When Skyview senior Amanda McDowell stepped to the service line for match point, she had one thought: Don't mess up.
McDowell's serve crossed freely and the host Skyview volleyball team survived a long, scrambling rally in which the ball cleared the net 14 times, securing a comeback victory over Seward in nonconference action Saturday.
The scores were 23-25, 20-25, 25-21, 25-23 and 20-18.
"Keep the ball on the court," McDowell said of her mind-set before the deciding point. "Don't be the first one to make a mistake."
On an afternoon when there were 42 ties, 23 lead changes and 225 points played over two-plus hours, the Panthers (2-0) found a way to regroup after two sloppy opening sets.
Seward overcame a 12-7 deficit to secure Game 1.
There were seven ties and four lead changes in the opener, but Seward secured the final two points to break a 23-all tie.
The second set was the only one in which there were no ties or lead changes, with the Seahawks earning a 25-20 victory and putting themselves in position to earn a sweep.
But after sending serves long and hitting kills wide and beyond the back line during the opening two frames, Skyview found a groove.
"I said, ‘You guys are a very good team - you will be a good team this year - but you're hurting yourselves with all the mistakes," Skyview coach Sheila Kupferschmid said. "They believed me."

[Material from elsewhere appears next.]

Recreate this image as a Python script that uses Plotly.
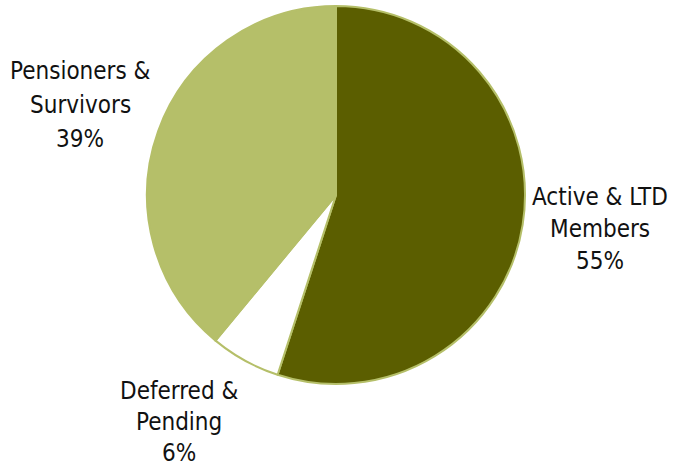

McDowell, who finished with 21 kills and nine blocks, spiked the ball to break a tie at 21 in Game 3. She then tallied three straight points on serve to give Skyview the victory in a set in which there were nine ties and five lead changes.
The fourth set rivaled the fifth as the most exciting.
There were ties at 1, 2, 3, 8, 9, 10, 11, 12, 13, 14, 17, 18, 19, 21 and 23.
Finally, after 11 lead changes, Skyview took a 24-23 lead when a Seward player touched a Brittanie Whipple kill that appeared long and wide. Marlee
Cunningham, who finished with 18 kills and seven blocks, notched the final point, tapping the ball just over the net and into free space.
"About 10 points into the third set, we started to find a rhythm," McDowell said. "We just kept calm, kept breathing and relaxed."
Game 5 also was back and forth, with Seward coming back from a 9-5 deficit to even the score at 9. In fifth sets, the first team to 15 wins.
Skyview gained a 13-11 lead, but Seward scratched back to tie it at 14. The sides then exchanged eight more points for a yet another tie, at 18, with the Seahawks surviving eight match points.
The Panthers grabbed a 19-18 lead when a McDowell kill bounced off a Seward player and rolled out of bounds.
After the ball crossed the net 14 times on the final rally, a cluster of Seward players came up short in their bid to keep the match alive as a Skyview shot landed deep in the Seahawks corner, out of reach.
The Skyview cast praised Seward for playing strong defense.
"Really scrappy," Skyview setter Mary Hauptman said of Seward.
Added McDowell: "They are really good, really tough."
Although it was the second match of the season for Skyview, the players jumped up and down as if it were the last.
Whipple had 11 kills and five service points for the Panthers, while Holly Ransell added eight kills and a team-high 11 service points.
The biggest lead of the match for either squad was six points, an edge Seward held in Game 2.
Despite the win, Kupferschmid said Skyview has a lot to improve. The Panthers committed too many service errors and were inconsistent on kills, especially during the first two sets.
"The fundamentals weren't there. It's early and I have a whole new crew. They need to learn the system," Kupferschmid said. "But we'll take the win here at home. It's great for morale.
"It's early for us so we have a lot of work to do, but this team has heart, they have personality. A team with heart is a lot of fun to coach."